Coding Style We use a code style similar to the linux kernel. Use tabs to indent and spaces to align/wrap beyond the indentation level. We don't try to guarantee completely robust and problem free behavior in cases where the caller or system isn't behaving. We consider these to be outside of our control: Broken input from callers. We use preconditions to check input and immediately return. We don't try to provide error codes for all the various ways callers can screw around. Out of memory. It is pretty much impossible to handle out of memory errors correctly. Handling them alongside other errors is naive and broken. We don't try to guarantee library state (such as locks or memory leaks) when memory allocation fails.
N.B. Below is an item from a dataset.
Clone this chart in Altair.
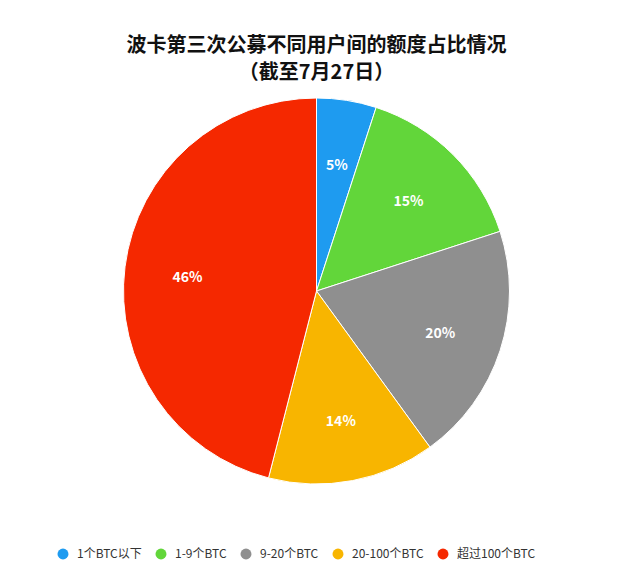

We do check the results from all memory allocations, but treat them as unexpected conditions. As a nod to the behavior of callers of this library, we don't abort on memory allocation failures. We use preconditions with somewhat sane results. Exception: when reading files or allocating potentially unbounded amounts of memory, we should respond robustly to memory allocation failures. These unexpected conditions indicate a bug either in adcli or in the system. All bets are off once this occurs. Use the return_val_xxx() precondition macros to check for unexpected conditions.
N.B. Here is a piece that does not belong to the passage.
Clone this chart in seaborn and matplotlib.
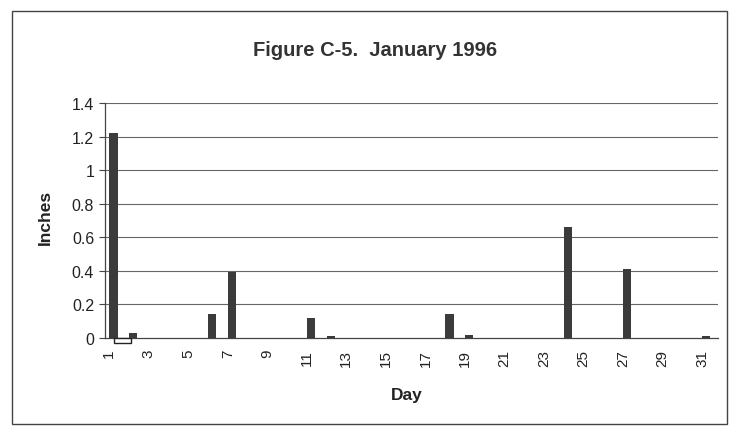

Testing and Code Coverage Low level input parsers and such code should have unit tests exercising it. Use the make check command to run all the tests. If you run it from a subdirectory only the tests in that directory will be run. To check for memory errors or memory leaks, run make memcheck or make leakcheck respectively. This requires valgrind be installed. Build adcli with the configure option to build code coverage support. Once you've done that you can either use make coverage to build code coverage information. Alternatively (and this is usually easier) you can use git coverage to easily check whether you've tested the lines changed by a patch.
Debugging Tips Unexpected conditions will produce critical warnings by adcli. These are often failed internal preconditions, and usually indicate a bug either in adcli or the software calling it. You can use the environment variable ADCLI_STRICT=yes to make adcli do an abort() (and core dump depending on your configuration) when a critical warning occurs.